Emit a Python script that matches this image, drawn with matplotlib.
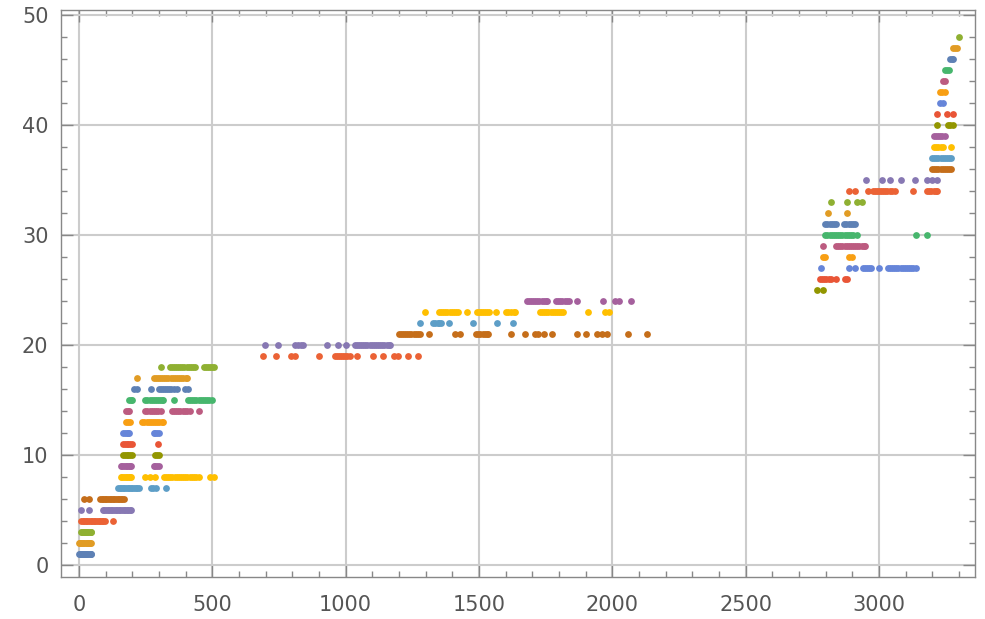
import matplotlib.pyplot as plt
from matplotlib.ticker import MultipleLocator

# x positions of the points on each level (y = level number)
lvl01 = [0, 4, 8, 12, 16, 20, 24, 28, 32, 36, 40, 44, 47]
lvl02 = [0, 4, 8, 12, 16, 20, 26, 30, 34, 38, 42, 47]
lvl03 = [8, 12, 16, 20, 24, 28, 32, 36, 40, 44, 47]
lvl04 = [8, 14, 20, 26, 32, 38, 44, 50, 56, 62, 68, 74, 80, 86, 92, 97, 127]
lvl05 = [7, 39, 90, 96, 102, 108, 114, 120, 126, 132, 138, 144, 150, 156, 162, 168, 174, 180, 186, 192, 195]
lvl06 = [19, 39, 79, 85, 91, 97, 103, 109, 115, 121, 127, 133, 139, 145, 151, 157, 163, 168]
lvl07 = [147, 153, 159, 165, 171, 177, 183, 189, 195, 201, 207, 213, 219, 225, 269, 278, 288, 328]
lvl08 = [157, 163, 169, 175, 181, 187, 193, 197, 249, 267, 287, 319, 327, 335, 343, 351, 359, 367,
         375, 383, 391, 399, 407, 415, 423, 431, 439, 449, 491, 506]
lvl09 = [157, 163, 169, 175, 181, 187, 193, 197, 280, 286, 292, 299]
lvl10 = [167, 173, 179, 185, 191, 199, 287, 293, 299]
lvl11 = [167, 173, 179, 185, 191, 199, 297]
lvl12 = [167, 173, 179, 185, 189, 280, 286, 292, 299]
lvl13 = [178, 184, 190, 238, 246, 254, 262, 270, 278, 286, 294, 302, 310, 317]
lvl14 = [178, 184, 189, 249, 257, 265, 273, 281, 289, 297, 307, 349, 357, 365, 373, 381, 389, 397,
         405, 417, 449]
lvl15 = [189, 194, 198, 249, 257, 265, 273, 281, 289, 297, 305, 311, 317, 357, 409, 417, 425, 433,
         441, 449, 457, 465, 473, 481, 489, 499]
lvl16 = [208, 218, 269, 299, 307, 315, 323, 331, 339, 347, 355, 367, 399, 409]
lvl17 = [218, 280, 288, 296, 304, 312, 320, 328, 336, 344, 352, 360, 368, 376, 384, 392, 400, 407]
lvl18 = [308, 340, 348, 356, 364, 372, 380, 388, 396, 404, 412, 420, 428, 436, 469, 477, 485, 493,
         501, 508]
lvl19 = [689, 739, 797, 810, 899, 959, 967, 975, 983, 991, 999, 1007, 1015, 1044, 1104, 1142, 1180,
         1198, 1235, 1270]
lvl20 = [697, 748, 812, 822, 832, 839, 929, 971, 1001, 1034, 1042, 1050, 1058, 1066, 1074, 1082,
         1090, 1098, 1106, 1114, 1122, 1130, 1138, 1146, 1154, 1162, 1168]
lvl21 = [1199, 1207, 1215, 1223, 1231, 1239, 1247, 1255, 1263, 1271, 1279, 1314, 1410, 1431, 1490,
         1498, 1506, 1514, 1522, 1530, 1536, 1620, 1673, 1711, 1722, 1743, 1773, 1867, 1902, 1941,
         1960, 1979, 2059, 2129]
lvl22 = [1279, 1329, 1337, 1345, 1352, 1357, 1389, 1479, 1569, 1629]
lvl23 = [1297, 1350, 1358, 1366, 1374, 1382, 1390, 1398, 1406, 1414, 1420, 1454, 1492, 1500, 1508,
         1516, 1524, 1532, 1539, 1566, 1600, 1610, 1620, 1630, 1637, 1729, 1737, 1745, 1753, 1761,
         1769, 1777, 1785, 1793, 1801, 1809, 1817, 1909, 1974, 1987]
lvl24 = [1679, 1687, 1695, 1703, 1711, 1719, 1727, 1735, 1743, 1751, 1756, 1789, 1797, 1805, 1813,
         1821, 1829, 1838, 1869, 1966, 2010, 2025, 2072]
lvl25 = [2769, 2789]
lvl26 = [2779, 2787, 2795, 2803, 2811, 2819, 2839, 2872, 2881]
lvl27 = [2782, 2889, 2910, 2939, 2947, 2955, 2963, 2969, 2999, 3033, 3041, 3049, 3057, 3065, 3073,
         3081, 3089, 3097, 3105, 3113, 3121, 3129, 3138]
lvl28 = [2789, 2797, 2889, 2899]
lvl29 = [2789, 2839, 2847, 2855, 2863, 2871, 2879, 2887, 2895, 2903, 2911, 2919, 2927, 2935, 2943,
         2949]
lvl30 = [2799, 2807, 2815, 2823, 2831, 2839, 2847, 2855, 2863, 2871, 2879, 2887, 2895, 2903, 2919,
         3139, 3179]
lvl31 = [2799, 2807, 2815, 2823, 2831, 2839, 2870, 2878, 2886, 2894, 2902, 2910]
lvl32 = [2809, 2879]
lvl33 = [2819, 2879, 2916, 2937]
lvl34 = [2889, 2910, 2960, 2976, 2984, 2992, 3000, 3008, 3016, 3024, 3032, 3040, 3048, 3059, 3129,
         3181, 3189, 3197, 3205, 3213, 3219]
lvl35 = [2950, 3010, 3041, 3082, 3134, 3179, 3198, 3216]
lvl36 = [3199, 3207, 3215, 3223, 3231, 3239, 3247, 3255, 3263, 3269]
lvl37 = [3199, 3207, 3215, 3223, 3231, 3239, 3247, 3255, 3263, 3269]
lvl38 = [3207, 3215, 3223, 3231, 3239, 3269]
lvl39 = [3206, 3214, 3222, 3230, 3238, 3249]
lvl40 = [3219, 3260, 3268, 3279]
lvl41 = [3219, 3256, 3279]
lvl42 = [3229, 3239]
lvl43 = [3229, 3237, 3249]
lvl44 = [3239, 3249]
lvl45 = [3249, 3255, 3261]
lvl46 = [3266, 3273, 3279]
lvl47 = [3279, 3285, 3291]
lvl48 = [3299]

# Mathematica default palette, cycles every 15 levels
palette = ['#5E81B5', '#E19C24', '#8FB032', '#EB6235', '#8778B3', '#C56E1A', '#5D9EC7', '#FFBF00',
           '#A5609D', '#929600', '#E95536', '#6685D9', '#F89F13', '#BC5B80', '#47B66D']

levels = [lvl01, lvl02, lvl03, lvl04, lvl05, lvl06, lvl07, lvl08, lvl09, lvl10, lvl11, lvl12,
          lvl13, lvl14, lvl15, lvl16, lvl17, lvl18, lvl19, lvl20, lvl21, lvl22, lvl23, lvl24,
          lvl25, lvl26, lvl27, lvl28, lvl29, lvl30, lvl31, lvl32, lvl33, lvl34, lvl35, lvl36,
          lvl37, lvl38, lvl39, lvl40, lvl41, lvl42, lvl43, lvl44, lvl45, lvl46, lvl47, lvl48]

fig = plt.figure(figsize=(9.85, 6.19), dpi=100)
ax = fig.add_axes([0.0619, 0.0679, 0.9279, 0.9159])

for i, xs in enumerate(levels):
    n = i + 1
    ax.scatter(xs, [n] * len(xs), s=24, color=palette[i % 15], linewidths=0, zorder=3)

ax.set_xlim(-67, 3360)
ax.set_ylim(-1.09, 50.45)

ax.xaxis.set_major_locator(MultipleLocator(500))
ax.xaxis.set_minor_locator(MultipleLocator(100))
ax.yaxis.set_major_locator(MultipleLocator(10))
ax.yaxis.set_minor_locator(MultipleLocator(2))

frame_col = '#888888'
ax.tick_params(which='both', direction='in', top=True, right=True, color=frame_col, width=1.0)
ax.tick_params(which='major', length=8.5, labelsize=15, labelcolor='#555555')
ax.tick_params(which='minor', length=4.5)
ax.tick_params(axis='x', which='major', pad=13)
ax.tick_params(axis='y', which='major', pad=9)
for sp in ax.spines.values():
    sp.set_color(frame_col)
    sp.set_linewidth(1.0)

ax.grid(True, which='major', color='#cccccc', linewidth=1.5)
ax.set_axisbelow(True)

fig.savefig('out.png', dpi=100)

####################

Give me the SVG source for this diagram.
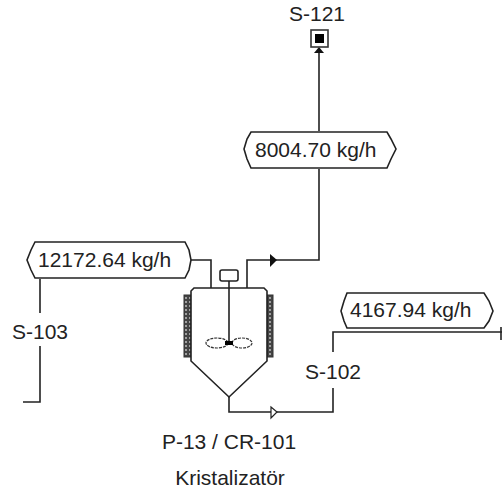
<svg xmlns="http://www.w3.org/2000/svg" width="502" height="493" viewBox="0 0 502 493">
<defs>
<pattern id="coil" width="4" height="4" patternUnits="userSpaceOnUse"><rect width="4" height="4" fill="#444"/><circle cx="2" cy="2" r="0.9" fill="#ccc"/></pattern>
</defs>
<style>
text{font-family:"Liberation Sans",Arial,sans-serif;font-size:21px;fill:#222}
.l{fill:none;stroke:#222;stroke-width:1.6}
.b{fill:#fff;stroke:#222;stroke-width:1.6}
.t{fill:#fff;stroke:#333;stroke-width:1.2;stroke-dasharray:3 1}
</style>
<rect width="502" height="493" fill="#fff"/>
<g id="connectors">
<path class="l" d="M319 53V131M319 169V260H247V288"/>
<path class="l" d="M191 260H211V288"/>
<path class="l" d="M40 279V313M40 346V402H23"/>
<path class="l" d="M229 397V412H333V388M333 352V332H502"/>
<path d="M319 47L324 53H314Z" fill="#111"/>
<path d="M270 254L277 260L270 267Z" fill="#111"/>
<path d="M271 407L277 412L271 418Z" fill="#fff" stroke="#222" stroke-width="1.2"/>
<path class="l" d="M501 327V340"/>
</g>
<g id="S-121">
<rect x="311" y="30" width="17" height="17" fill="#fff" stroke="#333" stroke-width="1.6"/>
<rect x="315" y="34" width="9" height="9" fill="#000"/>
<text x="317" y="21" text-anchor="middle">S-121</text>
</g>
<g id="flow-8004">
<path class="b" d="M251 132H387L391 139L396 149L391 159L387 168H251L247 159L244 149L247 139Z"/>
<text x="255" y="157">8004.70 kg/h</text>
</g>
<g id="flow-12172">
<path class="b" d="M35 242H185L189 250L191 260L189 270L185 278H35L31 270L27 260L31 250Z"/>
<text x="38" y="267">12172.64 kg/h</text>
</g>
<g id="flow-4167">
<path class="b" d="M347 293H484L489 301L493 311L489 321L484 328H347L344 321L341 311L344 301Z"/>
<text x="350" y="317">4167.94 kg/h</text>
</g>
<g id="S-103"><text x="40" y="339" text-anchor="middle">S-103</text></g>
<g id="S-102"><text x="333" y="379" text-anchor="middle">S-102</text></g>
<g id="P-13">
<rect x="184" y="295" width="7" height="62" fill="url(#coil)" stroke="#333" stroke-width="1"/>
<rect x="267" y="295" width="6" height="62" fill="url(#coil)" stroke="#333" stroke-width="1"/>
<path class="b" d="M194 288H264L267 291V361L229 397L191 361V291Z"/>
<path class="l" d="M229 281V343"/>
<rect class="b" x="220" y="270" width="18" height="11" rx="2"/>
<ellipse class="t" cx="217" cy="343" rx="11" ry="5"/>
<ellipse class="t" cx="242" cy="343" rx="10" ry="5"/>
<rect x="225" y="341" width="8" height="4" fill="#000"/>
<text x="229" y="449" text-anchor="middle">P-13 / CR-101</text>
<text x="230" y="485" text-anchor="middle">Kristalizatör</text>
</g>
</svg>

####################

● Exercise aim: Nothing but the lines from the one with "Emit a Python" through the one with "from matplotlib.ticker import MultipleLocator" is to be copied, exactly and ends included. Leave pictures out.

● The solution:
Emit a Python script that matches this image, drawn with matplotlib.
import matplotlib.pyplot as plt
from matplotlib.ticker import MultipleLocator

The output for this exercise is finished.